▶ **Task to complete**: Locate the lines that hold the string "with". Copy every such line.

(Charts and diagrams as code)

>>>>>

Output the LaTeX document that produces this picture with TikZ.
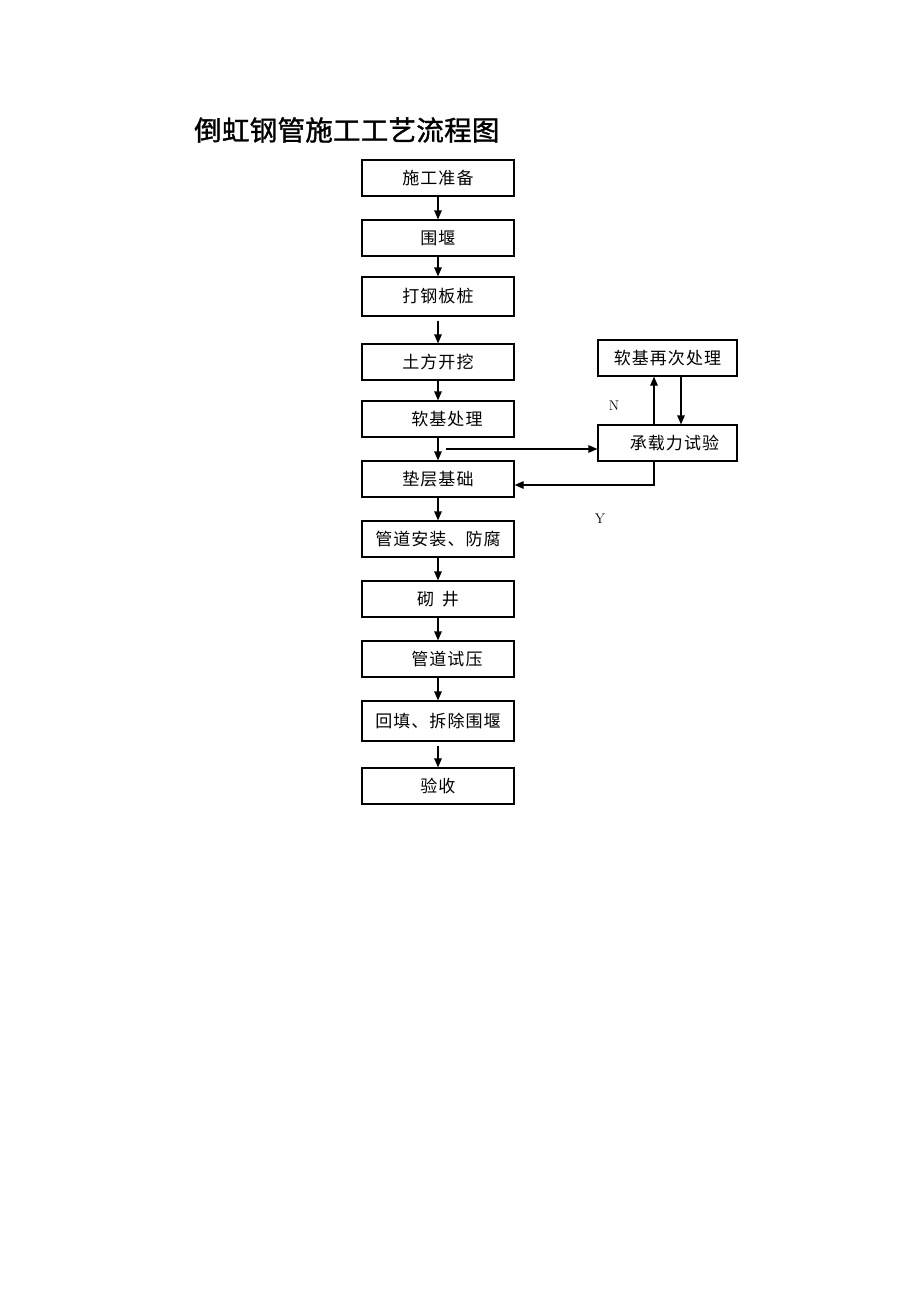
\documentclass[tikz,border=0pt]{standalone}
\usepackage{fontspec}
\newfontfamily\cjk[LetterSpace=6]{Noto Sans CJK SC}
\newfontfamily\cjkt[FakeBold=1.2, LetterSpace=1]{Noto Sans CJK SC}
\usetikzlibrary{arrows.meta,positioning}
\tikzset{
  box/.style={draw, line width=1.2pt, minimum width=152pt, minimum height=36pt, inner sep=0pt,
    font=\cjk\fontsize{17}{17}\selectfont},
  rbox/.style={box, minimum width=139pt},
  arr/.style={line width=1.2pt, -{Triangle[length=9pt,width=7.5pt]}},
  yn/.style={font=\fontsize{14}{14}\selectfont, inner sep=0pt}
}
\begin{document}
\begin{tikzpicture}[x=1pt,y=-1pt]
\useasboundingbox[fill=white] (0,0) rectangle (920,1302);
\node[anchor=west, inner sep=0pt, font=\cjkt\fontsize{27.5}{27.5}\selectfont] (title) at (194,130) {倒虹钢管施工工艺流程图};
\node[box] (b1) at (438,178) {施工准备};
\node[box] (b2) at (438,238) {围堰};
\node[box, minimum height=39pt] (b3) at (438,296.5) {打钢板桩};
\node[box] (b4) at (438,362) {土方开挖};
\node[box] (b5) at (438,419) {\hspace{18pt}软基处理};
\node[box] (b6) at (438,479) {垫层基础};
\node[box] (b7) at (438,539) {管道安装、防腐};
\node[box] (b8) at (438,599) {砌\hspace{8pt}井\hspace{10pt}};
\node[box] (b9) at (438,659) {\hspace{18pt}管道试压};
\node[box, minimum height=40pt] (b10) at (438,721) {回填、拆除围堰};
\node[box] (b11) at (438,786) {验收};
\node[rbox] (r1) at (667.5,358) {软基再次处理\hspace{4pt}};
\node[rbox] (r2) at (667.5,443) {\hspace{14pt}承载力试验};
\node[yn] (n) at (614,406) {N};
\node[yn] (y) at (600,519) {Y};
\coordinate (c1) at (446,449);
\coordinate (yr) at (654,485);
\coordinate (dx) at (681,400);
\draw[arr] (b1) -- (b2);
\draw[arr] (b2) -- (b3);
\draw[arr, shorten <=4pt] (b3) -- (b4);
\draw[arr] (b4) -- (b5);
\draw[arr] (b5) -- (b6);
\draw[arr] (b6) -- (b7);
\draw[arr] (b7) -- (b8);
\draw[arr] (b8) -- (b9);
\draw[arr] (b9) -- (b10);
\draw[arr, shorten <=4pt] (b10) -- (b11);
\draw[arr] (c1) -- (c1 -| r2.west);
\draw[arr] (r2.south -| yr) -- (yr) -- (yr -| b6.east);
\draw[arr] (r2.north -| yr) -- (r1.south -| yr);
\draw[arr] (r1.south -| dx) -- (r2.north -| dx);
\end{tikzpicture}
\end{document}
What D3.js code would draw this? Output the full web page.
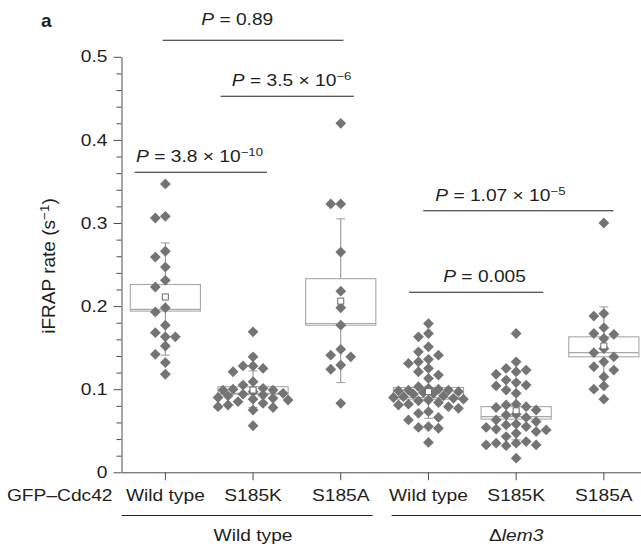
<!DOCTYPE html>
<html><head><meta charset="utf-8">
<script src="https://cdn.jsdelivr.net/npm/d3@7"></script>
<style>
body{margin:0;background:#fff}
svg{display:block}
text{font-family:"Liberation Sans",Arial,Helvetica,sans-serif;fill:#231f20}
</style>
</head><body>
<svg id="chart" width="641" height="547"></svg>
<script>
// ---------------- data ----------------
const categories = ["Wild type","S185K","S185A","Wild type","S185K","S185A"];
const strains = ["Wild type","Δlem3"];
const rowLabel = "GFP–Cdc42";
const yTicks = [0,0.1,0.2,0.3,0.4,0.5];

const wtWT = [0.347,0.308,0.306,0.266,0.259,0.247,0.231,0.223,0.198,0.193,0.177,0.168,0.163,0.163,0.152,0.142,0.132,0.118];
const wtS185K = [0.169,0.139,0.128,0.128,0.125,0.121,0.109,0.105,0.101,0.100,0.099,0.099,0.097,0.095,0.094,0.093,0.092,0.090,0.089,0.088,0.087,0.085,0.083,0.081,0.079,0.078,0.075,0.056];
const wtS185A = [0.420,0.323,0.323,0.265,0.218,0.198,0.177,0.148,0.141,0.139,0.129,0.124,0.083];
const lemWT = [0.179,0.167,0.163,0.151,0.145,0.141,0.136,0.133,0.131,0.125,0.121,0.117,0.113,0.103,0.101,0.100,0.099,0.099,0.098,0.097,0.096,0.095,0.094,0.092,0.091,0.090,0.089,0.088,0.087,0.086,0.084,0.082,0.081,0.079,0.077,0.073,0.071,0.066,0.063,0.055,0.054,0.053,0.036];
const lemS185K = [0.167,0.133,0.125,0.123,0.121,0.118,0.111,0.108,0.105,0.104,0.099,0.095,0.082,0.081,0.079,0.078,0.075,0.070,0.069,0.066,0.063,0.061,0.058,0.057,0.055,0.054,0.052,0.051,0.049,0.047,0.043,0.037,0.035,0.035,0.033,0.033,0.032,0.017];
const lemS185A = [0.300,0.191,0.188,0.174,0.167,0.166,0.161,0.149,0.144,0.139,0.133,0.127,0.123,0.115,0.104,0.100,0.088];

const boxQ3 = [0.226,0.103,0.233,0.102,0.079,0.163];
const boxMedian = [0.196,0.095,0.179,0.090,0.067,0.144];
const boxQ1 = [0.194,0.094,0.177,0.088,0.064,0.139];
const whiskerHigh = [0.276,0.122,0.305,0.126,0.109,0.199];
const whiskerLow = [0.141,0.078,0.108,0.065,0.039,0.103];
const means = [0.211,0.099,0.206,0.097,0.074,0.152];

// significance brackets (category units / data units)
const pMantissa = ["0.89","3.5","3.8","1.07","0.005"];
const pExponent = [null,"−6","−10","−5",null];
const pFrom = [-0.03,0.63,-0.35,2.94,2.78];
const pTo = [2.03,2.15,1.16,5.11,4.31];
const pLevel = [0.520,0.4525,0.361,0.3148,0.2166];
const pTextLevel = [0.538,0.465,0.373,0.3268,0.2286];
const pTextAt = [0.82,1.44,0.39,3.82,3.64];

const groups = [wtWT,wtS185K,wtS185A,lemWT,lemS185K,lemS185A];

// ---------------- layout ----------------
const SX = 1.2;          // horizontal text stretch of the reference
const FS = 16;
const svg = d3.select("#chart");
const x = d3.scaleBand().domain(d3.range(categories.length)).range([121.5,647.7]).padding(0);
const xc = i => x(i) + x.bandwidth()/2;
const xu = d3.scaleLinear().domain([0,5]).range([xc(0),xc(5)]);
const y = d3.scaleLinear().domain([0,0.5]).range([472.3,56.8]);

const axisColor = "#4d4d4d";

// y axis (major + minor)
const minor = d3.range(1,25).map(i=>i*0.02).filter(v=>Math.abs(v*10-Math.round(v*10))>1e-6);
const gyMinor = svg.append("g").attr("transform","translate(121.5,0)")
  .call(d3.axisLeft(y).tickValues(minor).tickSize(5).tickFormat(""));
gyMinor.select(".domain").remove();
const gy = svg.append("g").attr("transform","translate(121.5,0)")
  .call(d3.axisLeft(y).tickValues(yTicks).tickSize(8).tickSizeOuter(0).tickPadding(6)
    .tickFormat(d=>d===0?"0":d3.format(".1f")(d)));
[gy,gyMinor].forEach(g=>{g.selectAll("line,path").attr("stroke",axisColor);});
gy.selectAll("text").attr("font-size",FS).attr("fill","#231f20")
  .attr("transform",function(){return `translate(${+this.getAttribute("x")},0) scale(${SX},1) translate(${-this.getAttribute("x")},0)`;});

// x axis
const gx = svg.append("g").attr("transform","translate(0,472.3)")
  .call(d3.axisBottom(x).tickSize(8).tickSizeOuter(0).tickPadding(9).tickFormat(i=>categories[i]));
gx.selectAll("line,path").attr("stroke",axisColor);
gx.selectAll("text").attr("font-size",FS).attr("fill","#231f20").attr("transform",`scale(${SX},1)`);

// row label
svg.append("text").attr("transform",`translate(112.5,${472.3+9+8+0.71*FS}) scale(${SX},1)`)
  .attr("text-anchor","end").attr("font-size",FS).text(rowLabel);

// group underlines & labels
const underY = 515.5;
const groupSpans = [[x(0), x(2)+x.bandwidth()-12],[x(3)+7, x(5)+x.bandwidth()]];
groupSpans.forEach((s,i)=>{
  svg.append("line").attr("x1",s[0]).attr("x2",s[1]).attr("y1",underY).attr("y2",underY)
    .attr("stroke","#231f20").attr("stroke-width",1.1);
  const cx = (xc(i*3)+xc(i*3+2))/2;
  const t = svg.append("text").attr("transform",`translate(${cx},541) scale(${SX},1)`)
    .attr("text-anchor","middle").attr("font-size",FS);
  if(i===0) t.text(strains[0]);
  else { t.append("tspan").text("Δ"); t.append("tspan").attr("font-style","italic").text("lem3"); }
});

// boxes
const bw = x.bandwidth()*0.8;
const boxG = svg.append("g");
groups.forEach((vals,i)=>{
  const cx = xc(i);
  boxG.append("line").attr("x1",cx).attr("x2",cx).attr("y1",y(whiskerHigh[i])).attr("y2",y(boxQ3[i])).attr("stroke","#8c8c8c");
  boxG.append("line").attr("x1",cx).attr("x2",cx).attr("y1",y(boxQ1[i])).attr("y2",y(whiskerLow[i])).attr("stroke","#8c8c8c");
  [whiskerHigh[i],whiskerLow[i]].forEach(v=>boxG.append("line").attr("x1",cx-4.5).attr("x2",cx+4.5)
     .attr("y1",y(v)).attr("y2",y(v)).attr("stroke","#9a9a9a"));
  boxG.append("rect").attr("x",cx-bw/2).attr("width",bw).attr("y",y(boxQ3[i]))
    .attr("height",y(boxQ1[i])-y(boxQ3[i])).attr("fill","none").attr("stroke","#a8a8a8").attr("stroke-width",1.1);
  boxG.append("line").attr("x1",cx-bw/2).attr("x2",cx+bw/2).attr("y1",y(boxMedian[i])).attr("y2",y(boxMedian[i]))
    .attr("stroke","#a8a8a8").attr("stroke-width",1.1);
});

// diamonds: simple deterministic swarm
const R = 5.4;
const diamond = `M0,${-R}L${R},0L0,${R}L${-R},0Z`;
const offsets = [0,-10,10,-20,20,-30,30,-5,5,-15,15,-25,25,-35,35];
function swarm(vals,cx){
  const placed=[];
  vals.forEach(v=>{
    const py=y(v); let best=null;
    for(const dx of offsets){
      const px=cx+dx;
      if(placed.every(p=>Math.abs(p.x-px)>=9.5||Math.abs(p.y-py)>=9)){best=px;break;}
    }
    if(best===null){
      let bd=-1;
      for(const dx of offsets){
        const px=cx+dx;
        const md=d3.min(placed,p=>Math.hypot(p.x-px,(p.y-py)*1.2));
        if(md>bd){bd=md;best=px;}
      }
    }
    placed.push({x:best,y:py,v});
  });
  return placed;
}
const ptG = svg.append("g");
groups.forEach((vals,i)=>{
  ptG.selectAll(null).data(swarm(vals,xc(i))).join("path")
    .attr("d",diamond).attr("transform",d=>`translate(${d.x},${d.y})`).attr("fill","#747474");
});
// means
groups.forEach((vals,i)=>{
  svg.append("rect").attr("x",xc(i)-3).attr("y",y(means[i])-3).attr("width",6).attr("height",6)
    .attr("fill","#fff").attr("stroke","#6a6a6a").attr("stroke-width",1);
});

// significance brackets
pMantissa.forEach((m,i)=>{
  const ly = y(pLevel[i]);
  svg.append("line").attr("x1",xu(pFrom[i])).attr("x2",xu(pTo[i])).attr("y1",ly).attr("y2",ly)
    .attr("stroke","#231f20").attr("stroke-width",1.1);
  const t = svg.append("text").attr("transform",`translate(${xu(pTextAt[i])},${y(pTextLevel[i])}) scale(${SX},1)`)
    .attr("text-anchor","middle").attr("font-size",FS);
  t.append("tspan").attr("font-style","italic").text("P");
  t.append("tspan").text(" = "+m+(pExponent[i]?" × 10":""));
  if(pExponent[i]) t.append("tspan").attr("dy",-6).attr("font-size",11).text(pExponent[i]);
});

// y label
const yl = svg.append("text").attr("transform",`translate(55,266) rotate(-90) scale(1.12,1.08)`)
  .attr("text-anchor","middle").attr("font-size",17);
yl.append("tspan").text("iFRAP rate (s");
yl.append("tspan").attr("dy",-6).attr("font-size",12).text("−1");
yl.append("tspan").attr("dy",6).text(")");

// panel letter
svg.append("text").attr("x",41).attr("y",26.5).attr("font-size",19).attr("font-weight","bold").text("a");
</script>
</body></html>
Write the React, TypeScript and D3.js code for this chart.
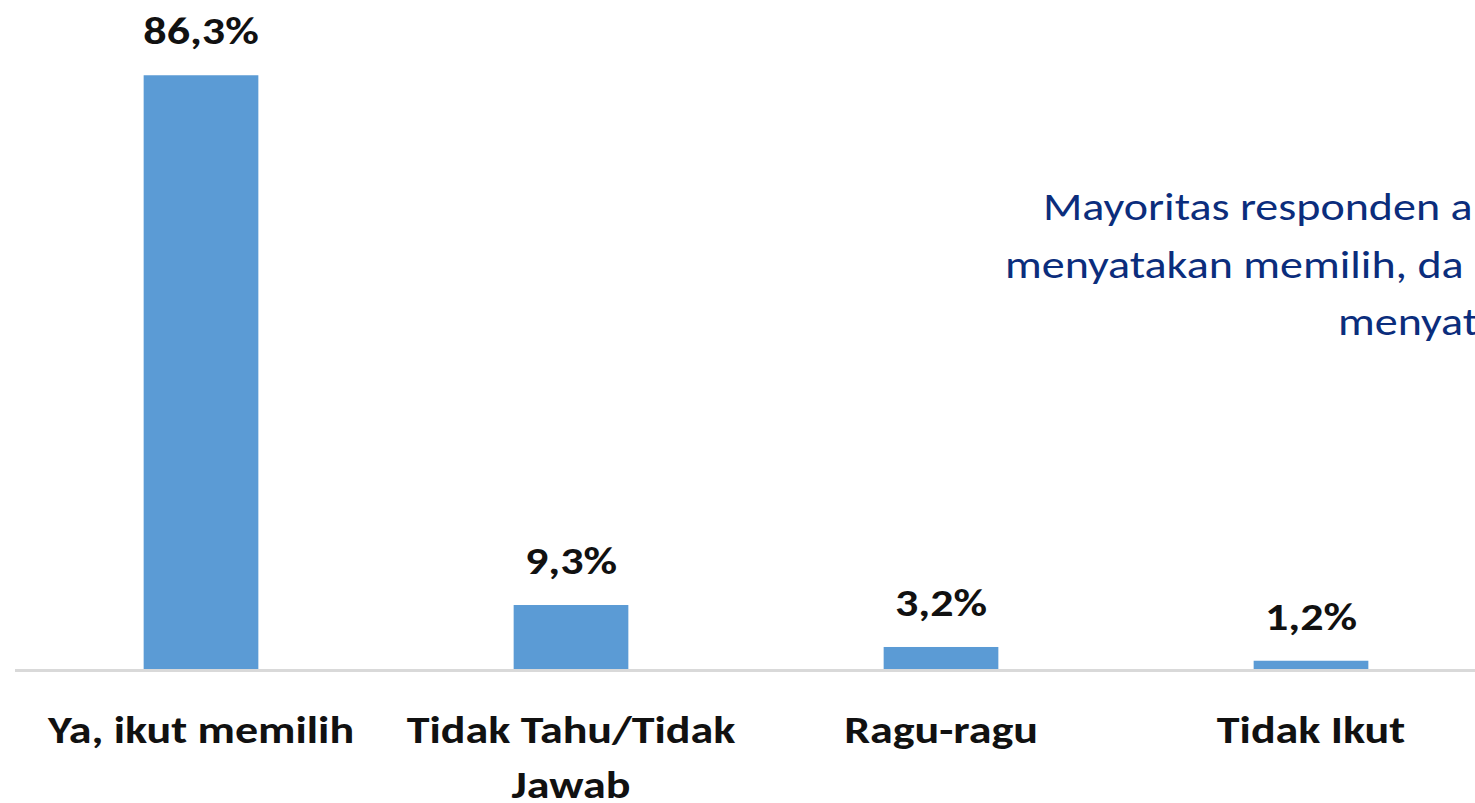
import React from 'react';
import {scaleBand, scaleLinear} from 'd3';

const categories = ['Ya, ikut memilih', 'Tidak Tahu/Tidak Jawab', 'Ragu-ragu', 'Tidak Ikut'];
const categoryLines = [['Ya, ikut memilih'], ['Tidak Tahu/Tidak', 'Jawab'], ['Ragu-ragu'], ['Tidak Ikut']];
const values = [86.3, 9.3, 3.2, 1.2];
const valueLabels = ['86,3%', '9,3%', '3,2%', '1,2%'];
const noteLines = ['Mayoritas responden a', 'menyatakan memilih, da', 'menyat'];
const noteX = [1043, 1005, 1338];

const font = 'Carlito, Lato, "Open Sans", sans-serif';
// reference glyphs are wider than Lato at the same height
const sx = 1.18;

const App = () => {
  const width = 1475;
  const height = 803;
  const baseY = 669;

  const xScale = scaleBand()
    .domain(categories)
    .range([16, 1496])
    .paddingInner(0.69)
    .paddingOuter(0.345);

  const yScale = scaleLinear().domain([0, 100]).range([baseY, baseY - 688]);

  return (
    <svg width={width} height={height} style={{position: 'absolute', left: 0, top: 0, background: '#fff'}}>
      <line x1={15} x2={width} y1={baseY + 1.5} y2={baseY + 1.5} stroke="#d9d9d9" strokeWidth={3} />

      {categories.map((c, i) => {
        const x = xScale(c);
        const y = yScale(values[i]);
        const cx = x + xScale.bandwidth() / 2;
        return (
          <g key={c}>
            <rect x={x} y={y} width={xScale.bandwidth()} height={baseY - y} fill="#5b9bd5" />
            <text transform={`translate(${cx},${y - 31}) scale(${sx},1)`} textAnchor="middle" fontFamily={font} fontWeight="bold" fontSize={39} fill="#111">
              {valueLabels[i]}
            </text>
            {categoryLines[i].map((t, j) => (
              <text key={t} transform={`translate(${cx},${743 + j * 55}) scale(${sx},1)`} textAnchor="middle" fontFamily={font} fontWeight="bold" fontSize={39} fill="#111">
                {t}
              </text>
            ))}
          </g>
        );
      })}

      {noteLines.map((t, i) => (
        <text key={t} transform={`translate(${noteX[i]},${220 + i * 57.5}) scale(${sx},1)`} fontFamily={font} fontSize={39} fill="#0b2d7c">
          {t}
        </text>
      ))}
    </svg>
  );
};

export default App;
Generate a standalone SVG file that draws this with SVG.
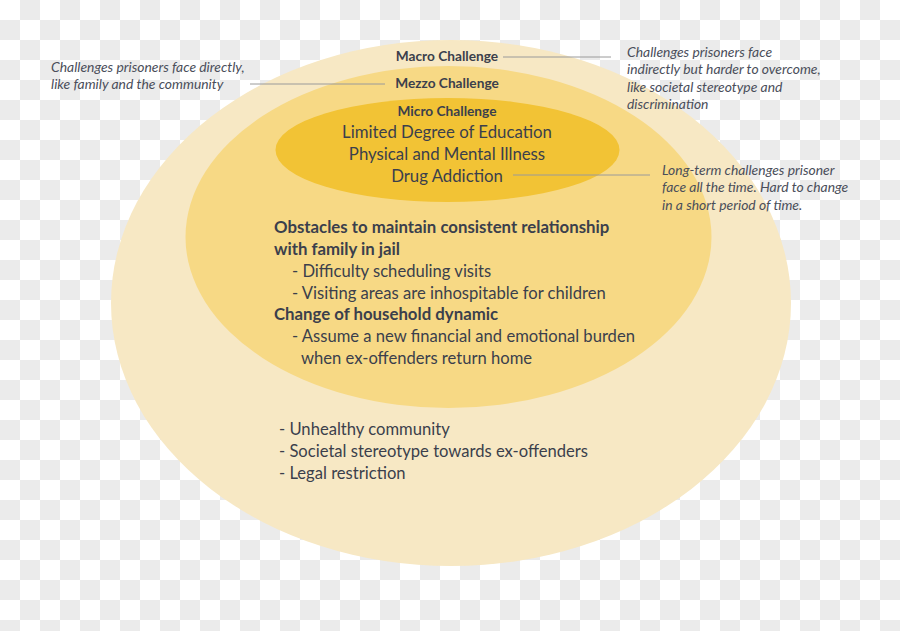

<<<<<

▶ **Answer for the task**:
Output the LaTeX document that produces this picture with TikZ.
Generate a standalone SVG file that draws this with SVG.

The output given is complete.